Numerical Stability: High-order extrapolation may suffer from ill-conditioned linear systems, causing large variance inflation in the resulting weights (Ascoli, 2018).
Computational Cost: Each added extrapolation level incurs the cost of a new run, possibly offset by parallel execution but imposing memory and scheduling requirements.
Variance-Bias Tradeoff: Extrapolation reduces bias at the expense of increased variance due to the weights (especially as the number of extrapolation nodes grows)—optimal node selection and step size scheduling are therefore crucial (Krebsbach et al., 2022).
Zero-Bias Scenarios: In highly structured noise settings (independent additive noise, certain semi-simulated RL setups), the bias already vanishes and extrapolation is unnecessary (Huo et al., 2023).

8. Significance and Current Research Directions

The RR extrapolation procedure underpins state-of-the-art performance in multiple settings, particularly for stochastic optimization under Markovian noise, constant step sizes, and federated environments where bias otherwise cannot be eliminated by averaging. Its impact is seen in strong theoretical bounds—those that match known optimality thresholds (e.g., covariance structure in CLT settings)—and in empirical evidence for practical improvements in computational statistics and learning. Open directions include adaptive schedules for step size/node selection, finite-sample optimal allocation of computational resources (Krebsbach et al., 2022), and extensions to more complex non-linear or non-Markovian data generating processes.

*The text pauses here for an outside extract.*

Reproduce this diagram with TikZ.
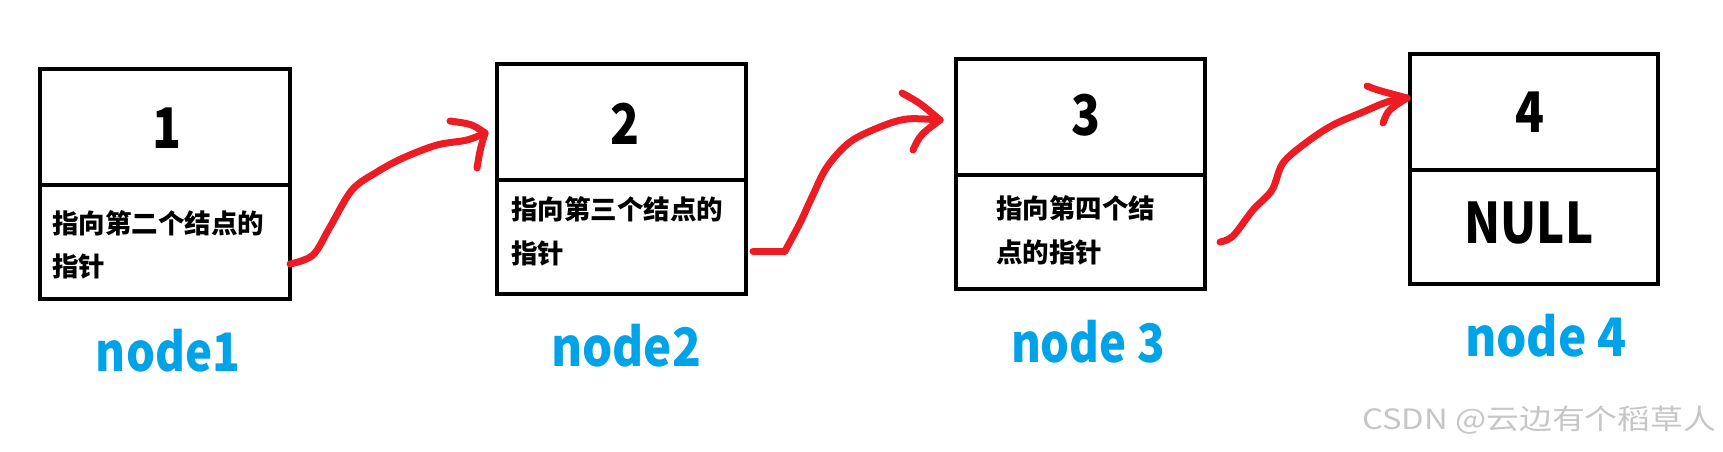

In summary, RR extrapolation is a cornerstone of modern error reduction strategies, generalizing bias cancellation well beyond its origins in numerical integration to high-dimensional, stochastic, and distributed computation. By leveraging known error expansions and flexible combination strategies, it achieves accelerated convergence and statistically optimal performance across a breadth of applications.